**Exercise brief**
Search the records that follow and extract every line containing the string "this".

**Record set**
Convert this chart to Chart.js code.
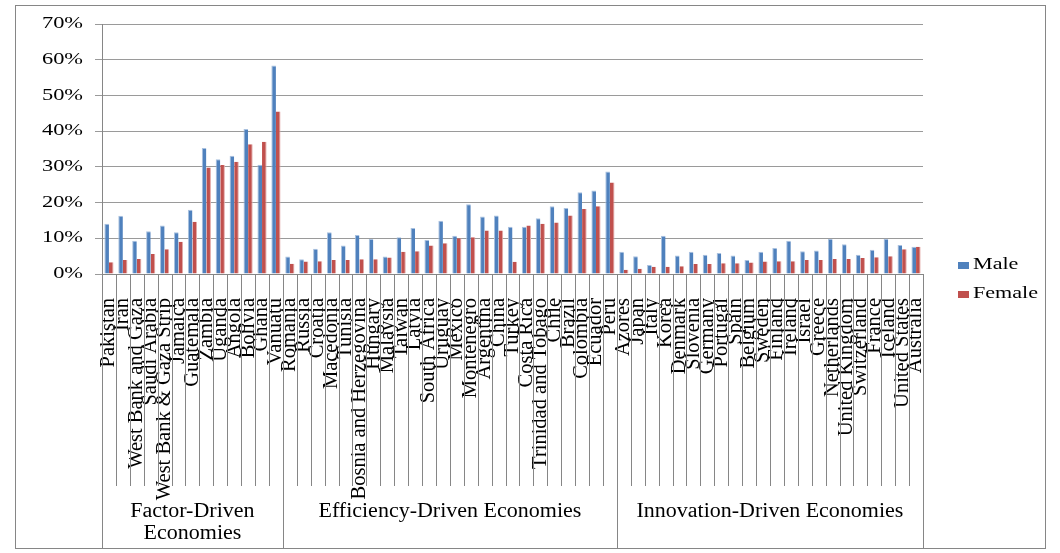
<!DOCTYPE html>
<html>
<head>
<meta charset="utf-8">
<title>Early-stage entrepreneurial activity by gender</title>
<script src="https://cdn.jsdelivr.net/npm/chart.js@4.4.1/dist/chart.umd.min.js"></script>
<style>
  html, body { margin: 0; padding: 0; background: #fff; }
  canvas { display: block; }
</style>
</head>
<body>
<canvas id="tea_chart" width="1060" height="553"></canvas>
<script>
// Countries grouped by economy type
const factorDriven = ["Pakistan", "Iran", "West Bank and Gaza", "Saudi Arabia", "West Bank & Gaza Strip",
  "Jamaica", "Guatemala", "Zambia", "Uganda", "Angola", "Bolivia", "Ghana", "Vanuatu"];
const efficiencyDriven = ["Romania", "Russia", "Croatia", "Macedonia", "Tunisia", "Bosnia and Herzegovina",
  "Hungary", "Malaysia", "Taiwan", "Latvia", "South Africa", "Uruguay", "Mexico", "Montenegro", "Argentina",
  "China", "Turkey", "Costa Rica", "Trinidad and Tobago", "Chile", "Brazil", "Colombia", "Ecuador", "Peru"];
const innovationDriven = ["Azores", "Japan", "Italy", "Korea", "Denmark", "Slovenia", "Germany", "Portugal",
  "Spain", "Belgium", "Sweden", "Finland", "Ireland", "Israel", "Greece", "Netherlands", "United Kingdom",
  "Switzerland", "France", "Iceland", "United States", "Australia"];
const groupNames = [["Factor-Driven", "Economies"], ["Efficiency-Driven Economies"], ["Innovation-Driven Economies"]];

// Rates in percent, same order as the countries above
const maleRates = [
  14.1, 16.3, 9.3, 12.0, 13.6, 11.7, 18.0, 35.3, 32.1, 33.1, 40.6, 30.6, 58.4,
  4.9, 4.1, 7.1, 11.7, 8.0, 10.9, 9.8, 4.9, 10.3, 12.9, 9.5, 14.9, 10.7, 19.5, 16.1, 16.4, 13.2, 13.2, 15.6, 19.0, 18.5, 22.9, 23.4, 28.7,
  6.2, 5.0, 2.5, 10.7, 5.2, 6.2, 5.4, 5.9, 5.2, 3.9, 6.2, 7.3, 9.3, 6.4, 6.6, 9.9, 8.3, 5.4, 6.8, 9.9, 8.1, 7.6
];
const femaleRates = [
  3.3, 3.9, 4.2, 5.6, 6.9, 9.0, 14.6, 29.8, 30.5, 31.4, 36.3, 37.0, 45.5,
  2.9, 3.5, 3.6, 3.9, 3.9, 4.1, 4.1, 4.6, 6.2, 6.4, 8.0, 8.6, 10.0, 10.3, 12.2, 12.2, 3.4, 13.6, 14.1, 14.4, 16.4, 18.2, 19.0, 25.6,
  1.2, 1.5, 2.0, 2.0, 2.2, 2.8, 2.8, 3.0, 3.0, 3.2, 3.5, 3.6, 3.6, 3.9, 3.9, 4.2, 4.2, 4.5, 4.7, 5.0, 6.9, 7.6
];
const yMax = 70;
const yStep = 10;

const countries = factorDriven.concat(efficiencyDriven, innovationDriven);
const groupSizes = [factorDriven.length, efficiencyDriven.length, innovationDriven.length];
const serif = "'Liberation Serif', 'Times New Roman', serif";
const lineGray = "#868686";

// Draws the frame, y labels, the two-level category dividers, group names and legend
const economyAxis = {
  id: "economyAxis",
  afterDraw(chart) {
    const { ctx, scales: { x, y } } = chart;
    const step = x.width / countries.length;
    ctx.save();

    // outer frame
    ctx.strokeStyle = lineGray;
    ctx.lineWidth = 1;
    ctx.strokeRect(15.5, 5.5, 1030, 543);

    // percentage labels, a bit wide like the original
    ctx.fillStyle = "#000";
    ctx.font = "16px " + serif;
    ctx.textAlign = "right";
    ctx.textBaseline = "middle";
    y.ticks.forEach((t) => {
      ctx.save();
      ctx.translate(y.right - 19, y.getPixelForValue(t.value));
      ctx.scale(1.4, 1);
      ctx.fillText(t.value + "%", 0, 0);
      ctx.restore();
    });

    // dividers between countries, longer ones between groups
    const edges = [0];
    groupSizes.forEach((n) => edges.push(edges[edges.length - 1] + n));
    for (let i = 0; i <= countries.length; i++) {
      const px = Math.round(x.getPixelForValue(i) - step / 2) + 0.5;
      ctx.beginPath();
      ctx.moveTo(px, y.bottom);
      ctx.lineTo(px, edges.includes(i) ? 548 : 486);
      ctx.stroke();
    }

    // group names
    ctx.textAlign = "center";
    ctx.font = "20px " + serif;
    groupNames.forEach((lines, g) => {
      const cx = (x.getPixelForValue(edges[g]) + x.getPixelForValue(edges[g + 1] - 1)) / 2;
      lines.forEach((txt, k) => {
        ctx.save();
        ctx.translate(cx, 512 + k * 22);
        ctx.scale(1.1, 1);
        ctx.fillText(txt, 0, 0);
        ctx.restore();
      });
    });

    // legend
    ctx.textAlign = "left";
    ctx.font = "17px " + serif;
    chart.data.datasets.forEach((ds, i) => {
      const ly = 265 + i * 29;
      ctx.fillStyle = ds.backgroundColor;
      ctx.fillRect(958, ly - 3, 11, 7);
      ctx.fillStyle = "#000";
      ctx.save();
      ctx.translate(973, ly);
      ctx.scale(1.3, 1);
      ctx.fillText(ds.label, 0, 0);
      ctx.restore();
    });
    ctx.restore();
  }
};

const ctx = document.getElementById("tea_chart").getContext("2d");
new Chart(ctx, {
  type: "bar",
  data: {
    labels: countries,
    datasets: [
      {
        label: "Male",
        data: maleRates,
        backgroundColor: "#4F81BD",
        borderColor: "#A9C1DF",
        borderWidth: { left: 1, top: 1, right: 0, bottom: 0 }
      },
      {
        label: "Female",
        data: femaleRates,
        backgroundColor: "#C0504D",
        borderColor: "#E3AAA8",
        borderWidth: { left: 0, top: 0, right: 1, bottom: 0 }
      }
    ]
  },
  options: {
    responsive: false,
    animation: false,
    layout: { padding: { top: 24, right: 137, left: 0, bottom: 0 } },
    datasets: { bar: { categoryPercentage: 0.66, barPercentage: 1 } },
    plugins: {
      legend: { display: false },
      tooltip: { enabled: false }
    },
    scales: {
      x: {
        grid: { display: false },
        border: { color: lineGray },
        ticks: {
          autoSkip: false,
          minRotation: 90,
          maxRotation: 90,
          padding: 16,
          color: "#000",
          font: { family: serif, size: 20.5 }
        },
        afterFit: (scale) => { scale.height = 279; }
      },
      y: {
        min: 0,
        max: yMax,
        grid: { color: "#9a9a9a", tickLength: 7 },
        border: { color: lineGray },
        ticks: { stepSize: yStep, display: false },
        afterFit: (scale) => { scale.width = 102; }
      }
    }
  },
  plugins: [economyAxis]
});
</script>
</body>
</html>
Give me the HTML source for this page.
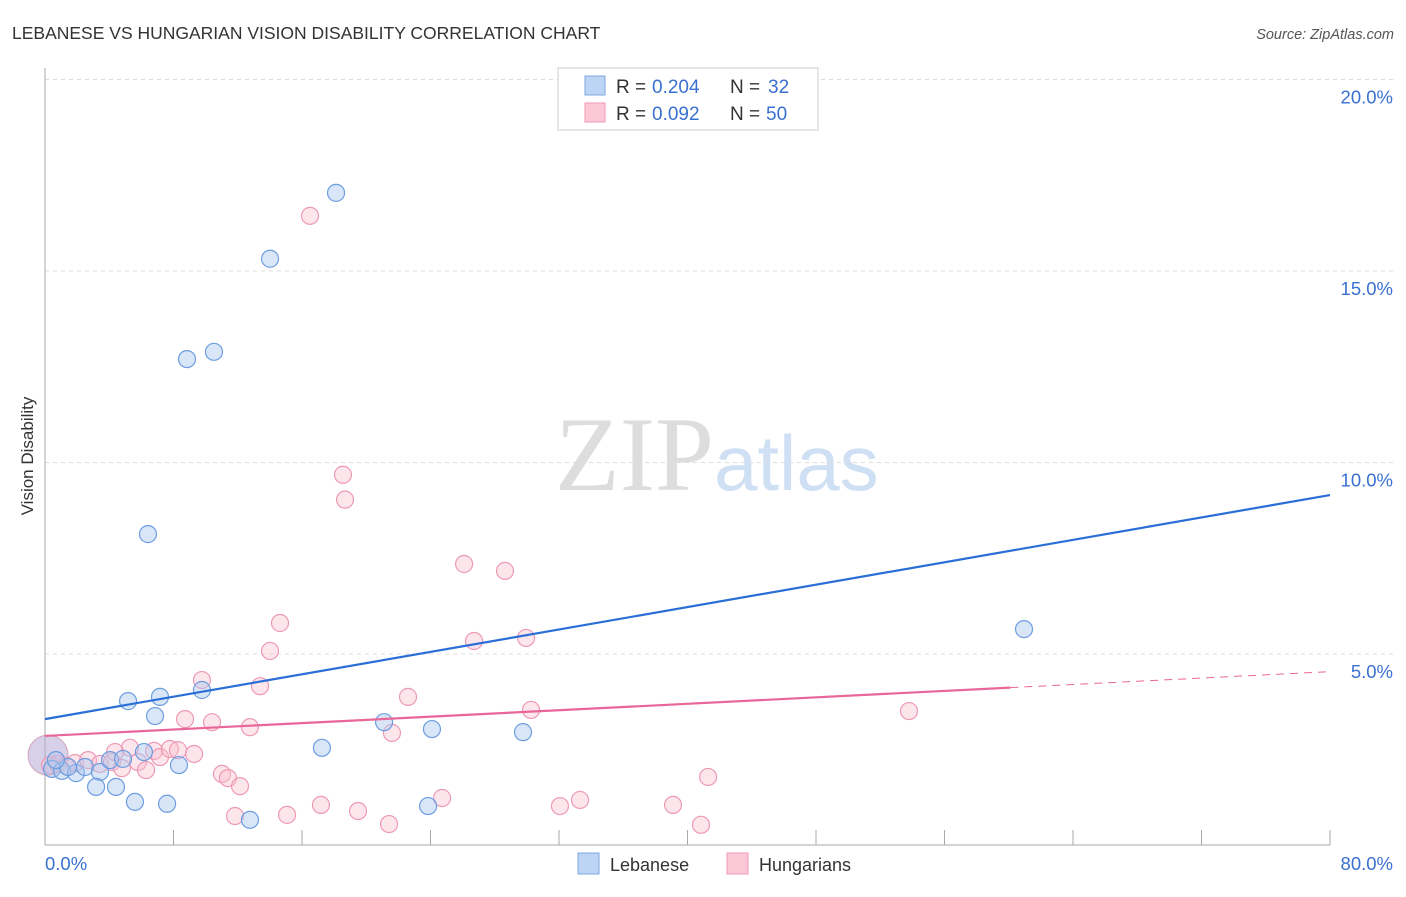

**Response**
Convert this chart to Chart.js code.
Give me the HTML source for this page.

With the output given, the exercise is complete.